Hahaha, “stinky daddy.” Uh, it’s called STINKY RESPECT AND YOUR STINKY DADDY DESERVES IT. Can you imagine being the tabloid writer who got to write this story?! Just kidding, I know that this was probably just reprinted from the Associated Press. But so anyway, lemons, water, and apple cider vinegar as something to spread on your body and then wash off sounds awful — ACV is legitimately one of my least favorite common smells — so why doesn’t he just use the kind of soap that he made in Fight Club? That seemed pretty natural, LOL. Did you know that Brad Pitt took soapmaking classes in order to prepare for that role? He did, I just read it! You think he’d use those to make real soap! Also he had his TEETH CHIPPED, AND THEN PUT BACK TOGETHER AFTER FILMING, SO TYLER DURDEN WOULD NOT HAVE PERFECT TEETH. What?! Wow! Brad Pitt, you guys! What a weirdo! #stinkydaddy #factsonly (Via Celebitchy.)

Comments (21)
  1. No Pitt/armpit puns? Is this your first day at tabloid writing school, tabloid writer?

  2. Brad, dude, you can get all-natural soaps, like, anywhere. They’re not even expensive. You’re a gazillionaire, you could buy out every natural soap shop on Etsy. Come on now.

  3. I had legitimately forgotten Brad Pitt was an actor until I watched World War Z this weekend. Maybe his smell was the reason no one wanted to tell him they forgot to film an ending for the movie?

    • I saw 12 Years a Slave this weekend and remembered why I don’t like Brad Pitt as an actor.

      • I love that Brad Pitt produced that movie and cast himself as basically the only not evil/useless white person.

      • Is it worth seeing? More specifically, given that my favorite movies are Die Hard and Good Will Hunting, should I see it?

        • It’s very good, but very brutal, so I think it will depend on your tolerance for feeling bad about everything. The heaps of praise it’s getting is well deserved (Brad Pitt, however, was distracting).

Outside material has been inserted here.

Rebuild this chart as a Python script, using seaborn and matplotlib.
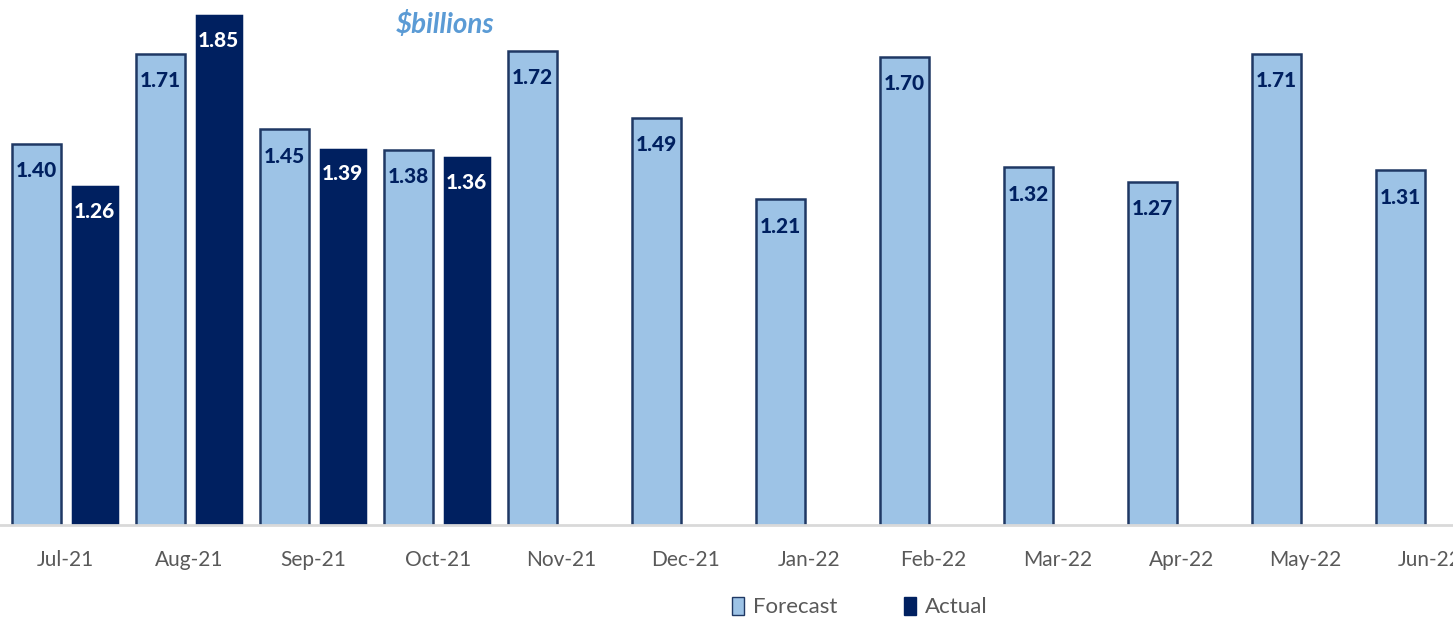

          • That’s a very helpful review. I have a very low tolerance for feeling bad about things, which is why I pretty much only watch action movies. I’ll give it a shot when it hits Redbox.

          • I’m glad! It’s not an easy film, but I’m glad I saw it.

            #dorkalert: this is the time period that I study, and I’ve read Solomon Northup’s book, so I knew what to expect plot wise. I do think, though, that it is amazing the way Steve McQueen was able to parse out the multitude of ways slavery breaks people down without being super didactic about it. He just lets things happen (until Brad Pitt comes along and explains it all. catweazle knows what I’m talking about!).

    • I saw World War Z last week and am pretty sure he’s the cause of the zombie apocalypse.

  4. I feel like I’ve read stories about him being an armpitt monster for a million years?

  5. I’m having a hard time focusing on Brad Pitt lately as the death of River Phoenix is coming up on its 20th anniversary on Thursday. Anyone else thinking about this lately?

  6. So when 2 or 3 of his kids grow up to be crustpunks with trust funds, they can just claim it’s how their dad raised them.
    But seriously, Dr. Bronner’s.

  7. Remember the story about Sheryl Crow only using one square of toilet paper per day? Celebrities can be pretty gross. #washyourself

  8. What does Doug Pitt smell like?

  9. Brad, something’s gonna kill you eventually. Let it be soap.